Don't include pictures. Quote the lines below from the first through the line that contains "Chart.register(...registerables);".
━━━━━━━━━━━━━━━━━━━━
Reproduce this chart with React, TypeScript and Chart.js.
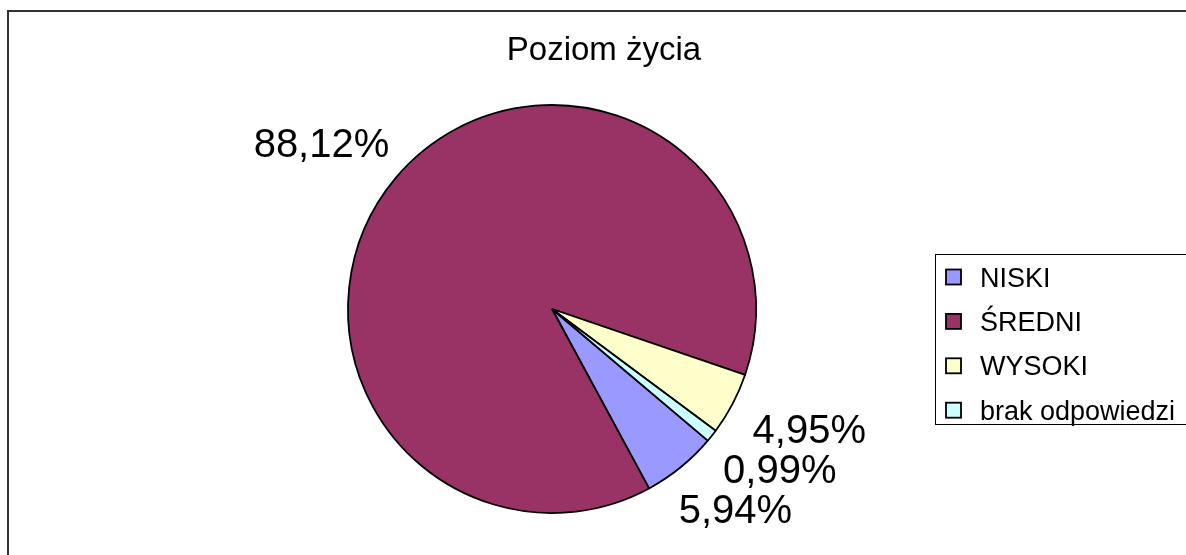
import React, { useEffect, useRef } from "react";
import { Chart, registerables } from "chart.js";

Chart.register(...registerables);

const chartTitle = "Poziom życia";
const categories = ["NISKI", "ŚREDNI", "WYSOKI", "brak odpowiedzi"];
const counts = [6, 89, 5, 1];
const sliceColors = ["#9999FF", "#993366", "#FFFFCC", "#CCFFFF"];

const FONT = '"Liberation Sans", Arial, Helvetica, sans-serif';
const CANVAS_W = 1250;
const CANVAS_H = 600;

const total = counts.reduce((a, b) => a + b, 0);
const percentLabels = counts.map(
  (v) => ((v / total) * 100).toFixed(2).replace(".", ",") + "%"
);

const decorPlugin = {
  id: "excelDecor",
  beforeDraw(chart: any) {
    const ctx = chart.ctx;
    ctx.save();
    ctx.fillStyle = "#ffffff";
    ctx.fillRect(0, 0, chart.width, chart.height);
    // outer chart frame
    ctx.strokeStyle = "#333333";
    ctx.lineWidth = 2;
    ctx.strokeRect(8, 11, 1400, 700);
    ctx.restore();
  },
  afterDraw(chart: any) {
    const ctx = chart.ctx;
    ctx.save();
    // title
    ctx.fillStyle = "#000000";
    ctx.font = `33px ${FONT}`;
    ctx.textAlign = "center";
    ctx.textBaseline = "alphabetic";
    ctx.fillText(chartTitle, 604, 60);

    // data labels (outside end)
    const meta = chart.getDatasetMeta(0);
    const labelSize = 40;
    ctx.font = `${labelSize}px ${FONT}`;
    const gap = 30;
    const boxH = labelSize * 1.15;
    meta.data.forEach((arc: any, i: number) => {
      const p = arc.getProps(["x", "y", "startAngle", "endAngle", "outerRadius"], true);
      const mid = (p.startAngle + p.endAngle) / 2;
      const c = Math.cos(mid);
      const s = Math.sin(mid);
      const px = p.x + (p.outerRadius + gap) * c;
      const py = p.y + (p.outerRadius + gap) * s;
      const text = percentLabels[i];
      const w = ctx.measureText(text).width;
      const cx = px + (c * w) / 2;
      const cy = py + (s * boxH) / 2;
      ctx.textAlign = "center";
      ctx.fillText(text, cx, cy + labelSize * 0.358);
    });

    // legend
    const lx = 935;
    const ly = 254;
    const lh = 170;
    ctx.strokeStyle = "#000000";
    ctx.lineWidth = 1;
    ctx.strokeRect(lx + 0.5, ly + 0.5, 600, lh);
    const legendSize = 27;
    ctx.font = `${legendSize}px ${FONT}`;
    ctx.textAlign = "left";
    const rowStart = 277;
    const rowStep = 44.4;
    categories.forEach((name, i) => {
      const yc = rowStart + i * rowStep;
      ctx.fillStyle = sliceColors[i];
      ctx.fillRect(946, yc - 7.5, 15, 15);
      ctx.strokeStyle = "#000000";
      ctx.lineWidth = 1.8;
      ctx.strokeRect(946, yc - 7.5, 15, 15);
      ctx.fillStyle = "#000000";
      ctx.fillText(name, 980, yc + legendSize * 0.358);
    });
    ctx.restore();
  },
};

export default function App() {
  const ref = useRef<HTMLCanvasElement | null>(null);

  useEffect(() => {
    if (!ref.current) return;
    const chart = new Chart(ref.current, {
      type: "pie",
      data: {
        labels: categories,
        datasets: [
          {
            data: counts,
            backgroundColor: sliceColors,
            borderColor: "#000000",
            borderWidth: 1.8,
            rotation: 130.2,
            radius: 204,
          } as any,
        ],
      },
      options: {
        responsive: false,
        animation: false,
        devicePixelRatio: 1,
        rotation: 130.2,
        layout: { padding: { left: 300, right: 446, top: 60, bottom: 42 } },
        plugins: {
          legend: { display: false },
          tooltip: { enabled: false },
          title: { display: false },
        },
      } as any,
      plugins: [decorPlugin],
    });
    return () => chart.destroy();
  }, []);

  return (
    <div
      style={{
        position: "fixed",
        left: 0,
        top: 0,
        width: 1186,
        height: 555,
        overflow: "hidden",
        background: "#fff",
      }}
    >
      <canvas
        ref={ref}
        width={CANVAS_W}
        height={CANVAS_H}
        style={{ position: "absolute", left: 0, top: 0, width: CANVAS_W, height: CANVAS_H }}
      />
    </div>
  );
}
━━━━━━━━━━━━━━━━━━━━
→ Problem solution:
Reproduce this chart with React, TypeScript and Chart.js.
import React, { useEffect, useRef } from "react";
import { Chart, registerables } from "chart.js";

Chart.register(...registerables);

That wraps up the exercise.